Le tueur dissèque la philosophie, et pas seulement ça, il se
fond dans l’esprit de Wittgenstein. C’est tellement bien fait que cela semble
tout naturel qu’il pense ainsi.
« L’attribution d’un nom à une chose est-elle toujours
réellement arbitraire, ou bien peut-on trouver un sens à la manière dont sont
nommées les choses ? »
L’analyse (page 195) sur notre attitude de lecteur est un
régal.
Son esprit est enfiévré, ses écrits tortueux, de temps à
autre torturés, ses méthodes de piratage informatique pas si futuristes que ça
… Mais on accompagne Jake dans la découverte du tueur et on a le souhait de
comprendre.
L’inspecteur Jacowicz, « Jake » qui déteste les hommes (est
ce pour cela qu’on dit « Jake ?», refuse-t-elle son « état féminin » ?) mène
l’enquête. D’habitude, elle s’occupe plutôt de tueurs en série s’en prenant aux
femmes. Or, là c’est le contraire.
Têtue, opiniâtre, tenace, elle traque le tueur, essayant de
comprendre son mode de fonctionnement, se faisant aider par un génie de
l’informatique et un philosophe très doué. Les raisonnements logiques de Jake
m’ont interpelés, aurais-je cheminé ainsi à sa place ?

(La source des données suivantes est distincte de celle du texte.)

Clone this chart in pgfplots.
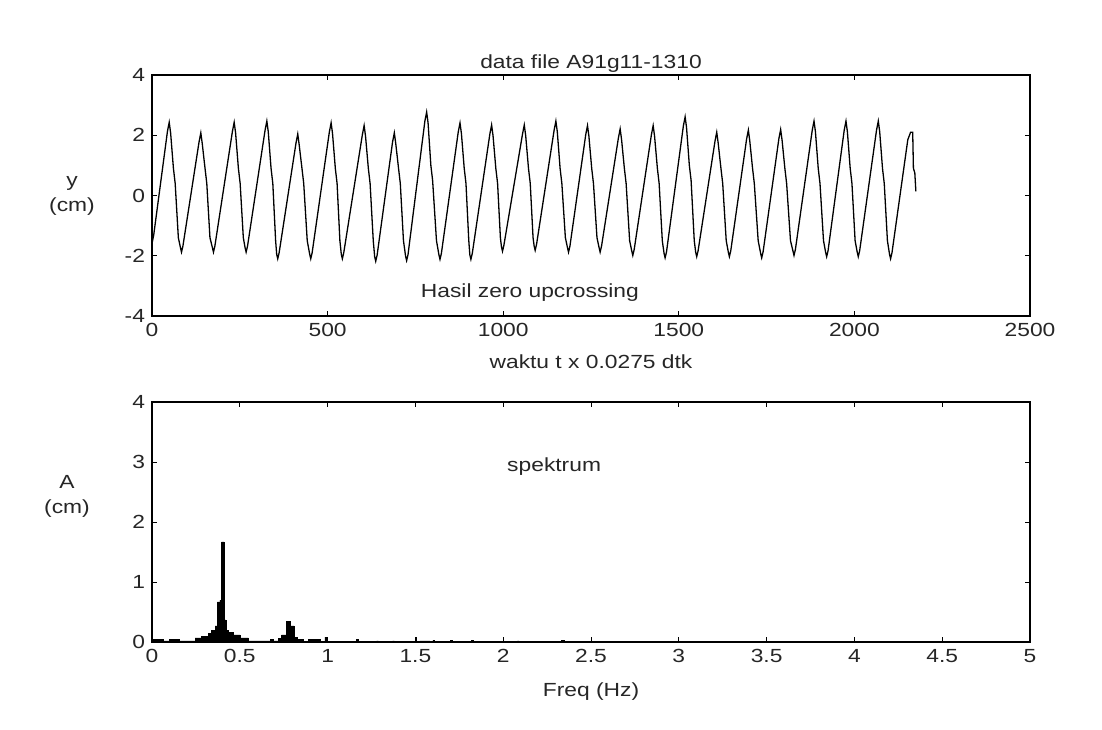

Jake ne manque pas d’humour. Se faisant draguer par un homme
demandant si le siège voisin est libre, elle répond qu’il est occupé par le
Seigneur et interpelle le prétendant en le questionnant pour savoir s’il se
préoccupe du salut de son âme. La réaction escomptée sera la bonne, il va
s’enfuir précipitamment ….
C’est une femme très intelligente, licenciée en psychologie,
qui suit une psychothérapie et porte en elle une part d’ombre qui la rend très
humaine. Son attitude, l’énergie qu’elle met à déchiffrer les événements, la
rendent attachante.
La réalité virtuelle et le coma punitif sont les deux
visions très futuristes de l’auteur. Mais il y a aussi le « dialogue » entre le
tueur et Jake, qui apporte « un plus » au roman. Arrivera-t-il à contenir sa
violence, à discuter avec elle ? Sera-t-elle capable de rentrer en contact avec
lui alors qu’elle déteste les hommes ?
À éviter sur la plage ou si on a peu de temps, ce livre demande de la concentration pour en apprécier la qualité et l’originalité qui lui donnent toute sa valeur.